Write out the data again exactly, skipping every picture.

+ + + +

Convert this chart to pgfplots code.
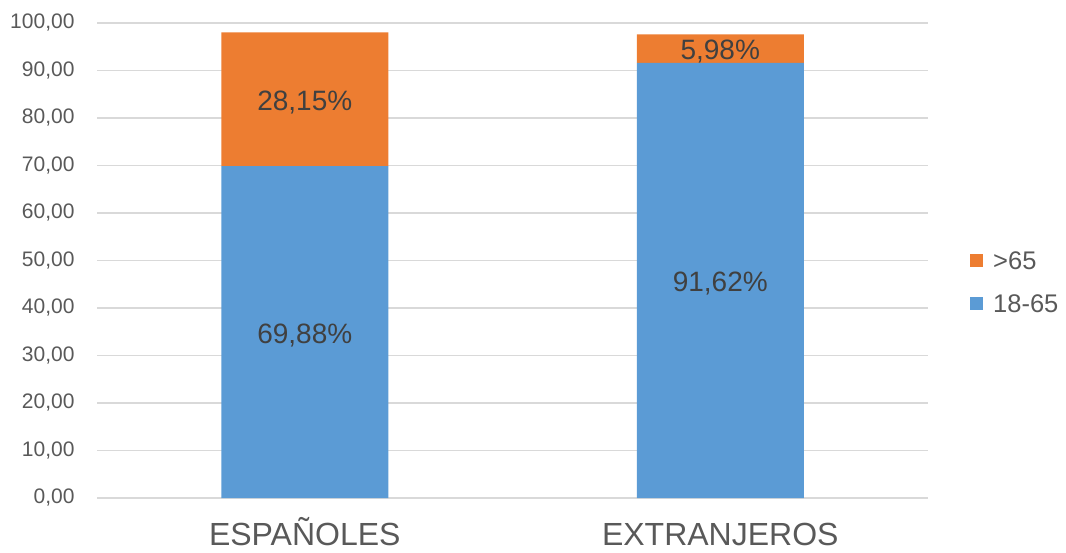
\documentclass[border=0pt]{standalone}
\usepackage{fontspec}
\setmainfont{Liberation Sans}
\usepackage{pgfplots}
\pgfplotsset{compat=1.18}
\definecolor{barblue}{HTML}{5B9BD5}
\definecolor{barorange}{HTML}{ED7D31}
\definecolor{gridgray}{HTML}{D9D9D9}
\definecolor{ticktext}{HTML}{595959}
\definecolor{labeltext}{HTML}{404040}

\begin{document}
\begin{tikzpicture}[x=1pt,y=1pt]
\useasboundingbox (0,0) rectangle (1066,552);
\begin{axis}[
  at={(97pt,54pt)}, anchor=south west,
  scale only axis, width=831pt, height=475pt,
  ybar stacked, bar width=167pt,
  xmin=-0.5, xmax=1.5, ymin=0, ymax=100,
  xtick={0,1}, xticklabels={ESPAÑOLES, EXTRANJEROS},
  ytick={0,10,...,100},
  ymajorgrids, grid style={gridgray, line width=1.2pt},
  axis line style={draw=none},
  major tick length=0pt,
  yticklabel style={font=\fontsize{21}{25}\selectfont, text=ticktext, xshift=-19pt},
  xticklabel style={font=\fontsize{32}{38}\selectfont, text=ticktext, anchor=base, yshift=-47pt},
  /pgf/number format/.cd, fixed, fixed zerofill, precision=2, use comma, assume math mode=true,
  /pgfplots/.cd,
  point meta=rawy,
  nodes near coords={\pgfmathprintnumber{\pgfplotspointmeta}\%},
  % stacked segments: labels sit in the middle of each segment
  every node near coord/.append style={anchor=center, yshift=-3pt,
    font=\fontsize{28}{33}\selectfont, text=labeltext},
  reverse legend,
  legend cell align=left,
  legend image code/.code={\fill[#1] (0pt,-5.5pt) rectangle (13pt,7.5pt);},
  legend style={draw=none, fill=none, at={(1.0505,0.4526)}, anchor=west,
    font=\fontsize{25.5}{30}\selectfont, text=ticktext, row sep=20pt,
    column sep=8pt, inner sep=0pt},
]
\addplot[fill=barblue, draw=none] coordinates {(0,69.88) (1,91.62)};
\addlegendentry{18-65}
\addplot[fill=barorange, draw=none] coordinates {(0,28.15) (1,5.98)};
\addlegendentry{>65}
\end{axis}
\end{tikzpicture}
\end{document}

+ + + +

The output –
Convert this chart to pgfplots code.
\documentclass[border=0pt]{standalone}
\usepackage{fontspec}
\setmainfont{Liberation Sans}
\usepackage{pgfplots}
\pgfplotsset{compat=1.18}
\definecolor{barblue}{HTML}{5B9BD5}
\definecolor{barorange}{HTML}{ED7D31}
\definecolor{gridgray}{HTML}{D9D9D9}
\definecolor{ticktext}{HTML}{595959}
\definecolor{labeltext}{HTML}{404040}

\begin{document}
\begin{tikzpicture}[x=1pt,y=1pt]
\useasboundingbox (0,0) rectangle (1066,552);
\begin{axis}[
  at={(97pt,54pt)}, anchor=south west,
  scale only axis, width=831pt, height=475pt,
  ybar stacked, bar width=167pt,
  xmin=-0.5, xmax=1.5, ymin=0, ymax=100,
  xtick={0,1}, xticklabels={ESPAÑOLES, EXTRANJEROS},
  ytick={0,10,...,100},
  ymajorgrids, grid style={gridgray, line width=1.2pt},
  axis line style={draw=none},
  major tick length=0pt,
  yticklabel style={font=\fontsize{21}{25}\selectfont, text=ticktext, xshift=-19pt},
  xticklabel style={font=\fontsize{32}{38}\selectfont, text=ticktext, anchor=base, yshift=-47pt},
  /pgf/number format/.cd, fixed, fixed zerofill, precision=2, use comma, assume math mode=true,
  /pgfplots/.cd,
  point meta=rawy,
  nodes near coords={\pgfmathprintnumber{\pgfplotspointmeta}\%},
  % stacked segments: labels sit in the middle of each segment
  every node near coord/.append style={anchor=center, yshift=-3pt,
    font=\fontsize{28}{33}\selectfont, text=labeltext},
  reverse legend,
  legend cell align=left,
  legend image code/.code={\fill[#1] (0pt,-5.5pt) rectangle (13pt,7.5pt);},
  legend style={draw=none, fill=none, at={(1.0505,0.4526)}, anchor=west,
    font=\fontsize{25.5}{30}\selectfont, text=ticktext, row sep=20pt,
    column sep=8pt, inner sep=0pt},
]
\addplot[fill=barblue, draw=none] coordinates {(0,69.88) (1,91.62)};
\addlegendentry{18-65}
\addplot[fill=barorange, draw=none] coordinates {(0,28.15) (1,5.98)};
\addlegendentry{>65}
\end{axis}
\end{tikzpicture}
\end{document}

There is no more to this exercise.